Miami Herald
BY MICHAEL PUTNEY
Charlie Crist will likely be the Republican Senate nominee next year, but winning the nomination will not be the cakewalk that the conventional wisdom supposes. Marco Rubio, brainy but underfunded, will take a bite — several of them — out of the frontrunner before it’s over.
The former House speaker will score points with conservatives and the media because he’s an articulate and hard-working young policy wonk, exactly what the governor isn’t. Doesn’t hurt in South Florida that he’s also Cuban American.
Rubio’s policies are often out there. He wanted to do away with property taxes altogether and hike the state sales tax to 14 to 15 percent. For federal tax reform, he wants to ”flatten” the personal income tax and give corporate America a bigger tax break.
Rubio’s a big thinker. ”I have to hope and believe that ideas still matter in American politics,” Rubio says.
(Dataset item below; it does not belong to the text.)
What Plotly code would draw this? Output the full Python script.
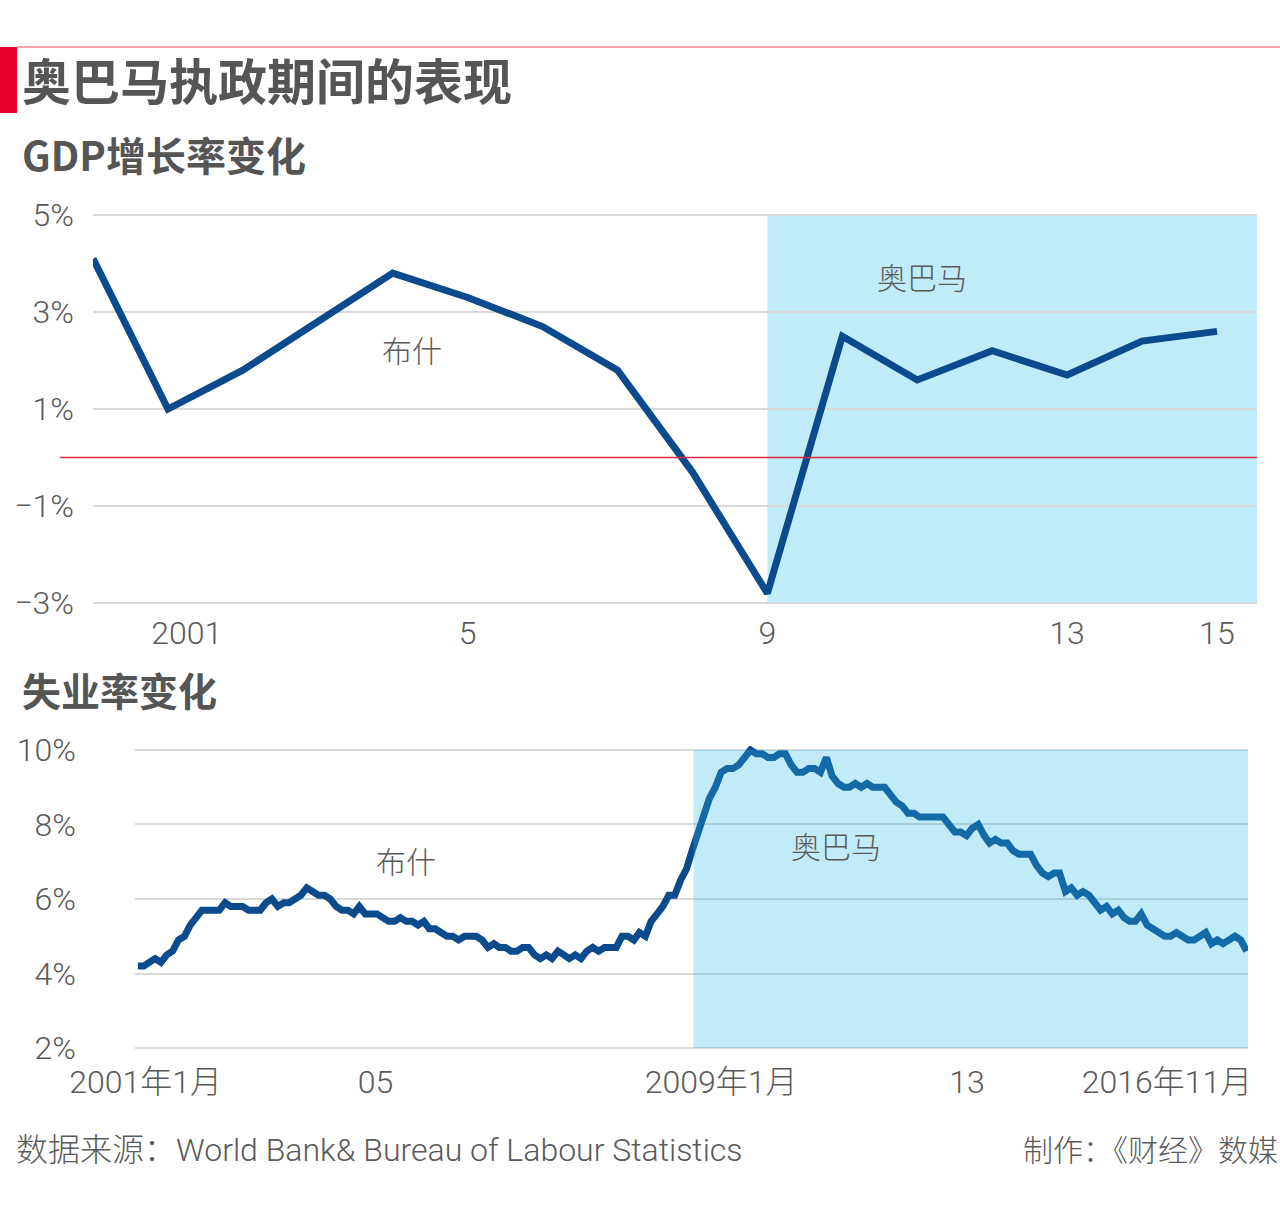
import plotly.graph_objects as go
import pandas as pd

# ---------------- data ----------------
gdp_years = list(range(2000, 2016))
gdp_growth = [4.1, 1.0, 1.8, 2.8, 3.8, 3.3, 2.7, 1.8, -0.3, -2.8, 2.5, 1.6, 2.2, 1.7, 2.4, 2.6]
gdp_ytick_vals = [5, 3, 1, -1, -3]
gdp_ytick_text = ["5%", "3%", "1%", "−1%", "−3%"]
gdp_xtick_vals = [2001.25, 2005, 2009, 2013, 2015]
gdp_xtick_text = ["2001", "5", "9", "13", "15"]

unemp = [
    4.2, 4.2, 4.3, 4.4, 4.3, 4.5, 4.6, 4.9, 5.0, 5.3, 5.5, 5.7,   # 2001
    5.7, 5.7, 5.7, 5.9, 5.8, 5.8, 5.8, 5.7, 5.7, 5.7, 5.9, 6.0,   # 2002
    5.8, 5.9, 5.9, 6.0, 6.1, 6.3, 6.2, 6.1, 6.1, 6.0, 5.8, 5.7,   # 2003
    5.7, 5.6, 5.8, 5.6, 5.6, 5.6, 5.5, 5.4, 5.4, 5.5, 5.4, 5.4,   # 2004
    5.3, 5.4, 5.2, 5.2, 5.1, 5.0, 5.0, 4.9, 5.0, 5.0, 5.0, 4.9,   # 2005
    4.7, 4.8, 4.7, 4.7, 4.6, 4.6, 4.7, 4.7, 4.5, 4.4, 4.5, 4.4,   # 2006
    4.6, 4.5, 4.4, 4.5, 4.4, 4.6, 4.7, 4.6, 4.7, 4.7, 4.7, 5.0,   # 2007
    5.0, 4.9, 5.1, 5.0, 5.4, 5.6, 5.8, 6.1, 6.1, 6.5, 6.8, 7.3,   # 2008
    7.8, 8.3, 8.7, 9.0, 9.4, 9.5, 9.5, 9.6, 9.8, 10.0, 9.9, 9.9,  # 2009
    9.8, 9.8, 9.9, 9.9, 9.6, 9.4, 9.4, 9.5, 9.5, 9.4, 9.8, 9.3,   # 2010
    9.1, 9.0, 9.0, 9.1, 9.0, 9.1, 9.0, 9.0, 9.0, 8.8, 8.6, 8.5,   # 2011
    8.3, 8.3, 8.2, 8.2, 8.2, 8.2, 8.2, 8.0, 7.8, 7.8, 7.7, 7.9,   # 2012
    8.0, 7.7, 7.5, 7.6, 7.5, 7.5, 7.3, 7.2, 7.2, 7.2, 6.9, 6.7,   # 2013
    6.6, 6.7, 6.7, 6.2, 6.3, 6.1, 6.2, 6.1, 5.9, 5.7, 5.8, 5.6,   # 2014
    5.7, 5.5, 5.4, 5.4, 5.6, 5.3, 5.2, 5.1, 5.0, 5.0, 5.1, 5.0,   # 2015
    4.9, 4.9, 5.0, 5.1, 4.8, 4.9, 4.8, 4.9, 5.0, 4.9, 4.6,        # 2016 (to Nov)
]
unemp_months = pd.date_range("2001-01-01", periods=len(unemp), freq="MS")
unemp_ytick_vals = [10, 8, 6, 4, 2]
unemp_ytick_text = ["10%", "8%", "6%", "4%", "2%"]
unemp_xtick_vals = ["2001-02-11", "2004-05-24", "2009-05-01", "2012-11-04", "2015-09-12"]
unemp_xtick_text = ["2001年1月", "05", "2009年1月", "13", "2016年11月"]

obama_start_year = 2009
obama_start_month = "2008-12-08"

# ---------------- style ----------------
W, H = 1280, 1228
LINE = "#0b4a8c"
SHADE = "#c0ebf9"
GRID = "#d9d9d9"
TXT = "#5a5a5a"
RED = "#e3002b"
FONT = "Roboto, 'Noto Sans CJK SC', sans-serif"
BOLD = "'Noto Sans CJK SC', 'Noto Sans', sans-serif"


def px(x):
    return x / W


def py(y):
    return 1 - y / H


fig = go.Figure()

fig.add_trace(go.Scatter(
    x=gdp_years, y=gdp_growth, mode="lines",
    line=dict(color=LINE, width=7), xaxis="x", yaxis="y",
    hoverinfo="skip", showlegend=False,
))
fig.add_trace(go.Scatter(
    x=unemp_months, y=unemp, mode="lines",
    line=dict(color=LINE, width=7), xaxis="x2", yaxis="y2",
    hoverinfo="skip", showlegend=False,
))

tickfont = dict(family=FONT, size=32, color=TXT, weight=300)

fig.update_layout(
    width=W, height=H,
    margin=dict(l=0, r=0, t=0, b=0, autoexpand=False),
    paper_bgcolor="white", plot_bgcolor="white",
    font=dict(family=FONT, color=TXT),
    xaxis=dict(
        domain=[px(93), px(1257)], range=[2000, 2015.534],
        tickvals=gdp_xtick_vals, ticktext=gdp_xtick_text,
        showgrid=False, zeroline=False, showline=False,
        ticks="", tickfont=tickfont, ticklabelstandoff=4,
        anchor="y", automargin=False,
    ),
    yaxis=dict(
        domain=[py(607), py(211)], range=[-3.082, 5.082],
        tickvals=gdp_ytick_vals, ticktext=gdp_ytick_text,
        showgrid=True, gridcolor=GRID, gridwidth=2,
        zeroline=False, showline=False, ticks="",
        tickfont=tickfont, ticklabelstandoff=18,
        anchor="x", automargin=False,
    ),
    xaxis2=dict(
        domain=[px(135), px(1248)], range=["2000-12-17", "2016-11-08"],
        type="date",
        tickvals=unemp_xtick_vals, ticktext=unemp_xtick_text,
        showgrid=False, zeroline=False, showline=False,
        ticks="", tickfont=tickfont, ticklabelstandoff=8,
        anchor="y2", automargin=False,
    ),
    yaxis2=dict(
        domain=[py(1052), py(746)], range=[1.893, 10.107],
        tickvals=unemp_ytick_vals, ticktext=unemp_ytick_text,
        showgrid=True, gridcolor=GRID, gridwidth=2,
        zeroline=False, showline=False, ticks="",
        tickfont=tickfont, ticklabelstandoff=58,
        anchor="x2", automargin=False,
    ),
)

shapes = [
    # top red rule + red bar
    dict(type="line", xref="paper", yref="paper", x0=px(17), x1=1, y0=py(47), y1=py(47),
         line=dict(color="#e04a60", width=1.2)),
    dict(type="rect", xref="paper", yref="paper", x0=0, x1=px(17), y0=py(113), y1=py(47),
         fillcolor=RED, line=dict(width=0)),
    # Obama shading (GDP)
    dict(type="rect", xref="x", yref="y", x0=obama_start_year, x1=2015.534,
         y0=-3, y1=5, fillcolor=SHADE, line=dict(width=0), layer="below"),
    # zero line
    dict(type="line", xref="paper", yref="y", x0=px(60), x1=px(1257), y0=0, y1=0,
         line=dict(color="#d8283f", width=1.5)),
    # Obama shading (unemployment), translucent over line
    dict(type="rect", xref="x2", yref="y2", x0=obama_start_month, x1="2016-11-08",
         y0=2, y1=10, fillcolor="rgba(40,185,235,0.29)", line=dict(width=0),
         layer="above"),
]
fig.update_layout(shapes=shapes)

ann_font = dict(family=FONT, size=30, color=TXT, weight=300)
annotations = [
    dict(text="奥巴马执政期间的表现", xref="paper", yref="paper", x=px(20), y=py(78),
         xanchor="left", yanchor="middle", showarrow=False,
         font=dict(family=BOLD, size=49, color="#555555", weight="bold")),
    dict(text="GDP增长率变化", xref="paper", yref="paper", x=px(20), y=py(154),
         xanchor="left", yanchor="middle", showarrow=False,
         font=dict(family=BOLD, size=40, color="#555555", weight="bold")),
    dict(text="失业率变化", xref="paper", yref="paper", x=px(20), y=py(689),
         xanchor="left", yanchor="middle", showarrow=False,
         font=dict(family=BOLD, size=39, color="#555555", weight="bold")),
    dict(text="布什", xref="x", yref="y", x=2004.26, y=2.19, showarrow=False, font=ann_font),
    dict(text="奥巴马", xref="x", yref="y", x=2011.06, y=3.69, showarrow=False, font=ann_font),
    dict(text="布什", xref="x2", yref="y2", x="2004-11-01", y=6.99, showarrow=False, font=ann_font),
    dict(text="奥巴马", xref="x2", yref="y2", x="2010-12-20", y=7.37, showarrow=False, font=ann_font),
    dict(text="数据来源：World Bank& Bureau of Labour Statistics", xref="paper", yref="paper",
         x=px(14), y=py(1150), xanchor="left", yanchor="middle", showarrow=False,
         font=dict(family=FONT, size=32, color=TXT, weight=300)),
    dict(text="制作：《财经》数媒", xref="paper", yref="paper",
         x=1, y=py(1150), xanchor="right", yanchor="middle", showarrow=False,
         font=dict(family=FONT, size=30, color=TXT, weight=300)),
]
fig.update_layout(annotations=annotations)

fig.write_html("out.html")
Crist’s a modest thinker — and big fund raiser. In the last quarter, Crist raked in a record $4.3 million on his way to at least $20 million without breaking a sweat. The tanned, rested and ready governor never sweats because aides tote around a portable fan wherever he goes.
It was blowing at the podium at the Breakers for Charlie’s brief appearance last Friday before the Florida Press Association and Society of News Editors. He skipped their forum for U.S. Senate candidates — so many places to go, so much money to raise — staying just long enough to work the room (nobody does it better) and present an open-government records award to his aide, Pat Gleason: ”Someone courteous, civil and decent,” the governor said of Gleason.
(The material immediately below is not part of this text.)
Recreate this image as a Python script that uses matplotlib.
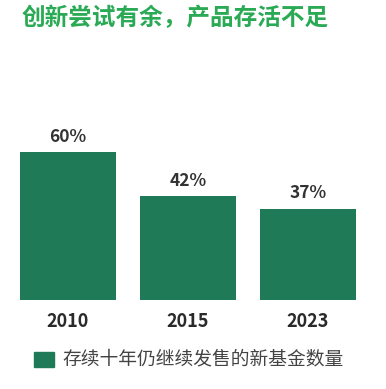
import matplotlib
matplotlib.use("Agg")
import matplotlib.pyplot as plt
from matplotlib.patches import Rectangle

plt.rcParams['font.family'] = ['Noto Sans CJK SC', 'DejaVu Sans']

years = ["2010", "2015", "2023"]
values = [60, 42, 37]
value_labels = ["60%", "42%", "37%"]
title = "创新尝试有余，产品存活不足"
legend_label = "存续十年仍继续发售的新基金数量"

bar_color = "#1e7a57"
W, H = 386, 389
fig = plt.figure(figsize=(W / 100, H / 100), dpi=100)
fig.patch.set_facecolor("white")

ax = fig.add_axes([8 / W, 89 / H, 360 / W, 148 / H])
x = range(len(years))
ax.bar(x, values, width=0.8, color=bar_color)
ax.set_xlim(-0.5, 2.5)
ax.set_ylim(0, 60)
ax.axis("off")

for i, (v, lab) in enumerate(zip(values, value_labels)):
    ax.annotate(lab, (i, v), xytext=(0, 11), textcoords="offset points",
                ha="center", va="center", fontsize=12.5, fontweight="bold",
                color="#333333", annotation_clip=False)
    ax.annotate(years[i], (i, 0), xytext=(0, -15.5), textcoords="offset points",
                ha="center", va="center", fontsize=13, fontweight="bold",
                color="#2a2a2a", annotation_clip=False)

fig.text(22 / W, 1 - 18 / H, title, ha="left", va="center", fontsize=17,
         fontweight="bold", color="#2aaa55")

fig.patches.append(Rectangle((34 / W, 1 - 367 / H), 20 / W, 15 / H,
                             transform=fig.transFigure, color=bar_color))
fig.text(62 / W, 1 - 359 / H, legend_label, ha="left", va="center",
         fontsize=13.5, color="#444444")

fig.savefig("out.png", dpi=100, facecolor="white")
The governor personifies those admirable traits. And yet most of the people who actually accomplish anything, especially in government, generally put more value on new ideas, innovation, competence and kicking butt.
Those are qualities Marco Rubio values. The former Florida House speaker from West Miami was the only candidate at the forum and served notice that he’s on a mission from God and Grover Norquist. He’s going to rough up Charlie on the issues before the primary is over.
Rubio clearly thinks Crist is an intellectual lightweight as well as a turncoat Republican who sold out GOP principles for a mess of pottage — $13 billion in stimulus money. ”I didn’t believe all that money would stimulate the economy, and it hasn’t,” Rubio told me.
Rubio also differs with Crist on lowering taxes, limiting government growth and protecting the environment. ”He favors California-style environmental policy,” Rubio says of Crist. Both men seem willing to entertain the possibility of off-shore oil drilling.
The Wall Street Journal blistered ”Hurricane Charlie” for vetoing a property insurance reform bill that leaves the state liable for billions in the event of a major hurricane; the editorial subhead calls Crist ”The Republican Barney Frank.” Ouch.
Curiously, Crist and Rubio say they’re running because Florida’s problems need to be solved in Washington. They should remember that Lawton Chiles, a very effective and honorable U.S. senator, left Washington precisely because he felt Florida’s problems could better be solved back home. Both Crist and Rubio have spotty records in Tallahassee, so Washington may look appealing.
Rubio bragged at the candidates forum that 57 of his 100 Ideas for Florida became law, which is true, but all of his biggest ideas failed — including swapping property taxes for a humongous sales tax.
Rubio also doth protest too much. ”When the political system is nothing more than a way to get power and control the process you’ve got a problem,” Rubio told editors. He conveniently forgets that he gained power in Tallahassee by carrying lots of water (some of it dirty) for his patron, the truly awful House Speaker Johnny Byrd, and wielded that power when he became speaker.
Rubio raised $340,000 in the last quarter, enough to keep his campaign limping along, with Bush family fund-raiser Ann Herberger working for him. He’s been endorsed by Mike Huckabee, whom voters may vaguely remember, and South Carolina Sen. Jim DeMint, whom nobody knows, and Dick Armey, whom we’d like to forget. Charlie’s been endorsed by everyone who counts.
Still, Rubio has big ideas going for him. Charlie Crist has the force of a sunny personality and a bipartisan record. Republicans do have a choice, not an echo.